Au Cap oriental par exemple, 47 camions-citernes ont ainsi été acquis pour distribuer de l’eau dans les communautés identifiées pour connaître des pénuries d’eau. En outre, plus de 1000 réservoirs d’eau ont également été achetés et sont actuellement livrés à ces communautés Dans les autres provinces du pays, la même opération est mise en œuvre. Cette action louable, qui traduit la responsabilité du gouvernement sud-africain face à sa population, représente tout de même un important investissement ponctuel qui, s’il avait été engagé depuis dans l’extension du réseau d’adduction en eau potable, aurait contribué à résoudre une fois pour toute le problème d’une grande partie de la population. Or, une fois la crise passée, il est fort probable que ces mesures d’urgence soient abandonnées et que les populations replongent dans le besoin.

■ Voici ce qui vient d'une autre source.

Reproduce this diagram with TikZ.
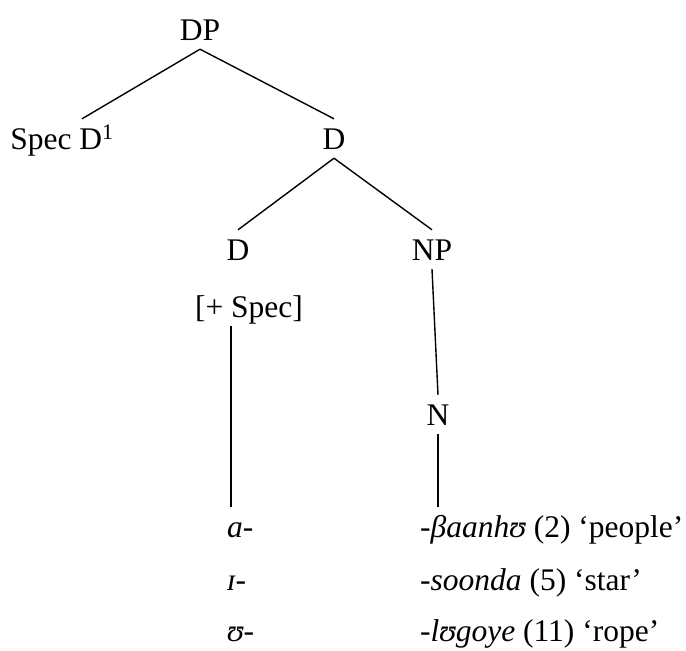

La crise de Covid-19, bien qu’elle soit à l’origine d’un nombre important de décès, d’un ralentissement de l’économie mondiale et qu’elle laisse présager des lendemains difficiles, se révèle toutefois un électrochoc salutaire pour de nombreux pays africains qui doivent prendre conscience de l’urgence de développer leurs infrastructures de base. Ces infrastructures ne garantissent pas uniquement le confort des populations mais jouent un rôle déterminant dans le développement socioéconomique. Sinon, ces pays payeront toujours un lourd tribut humain et économique à chaque catastrophe.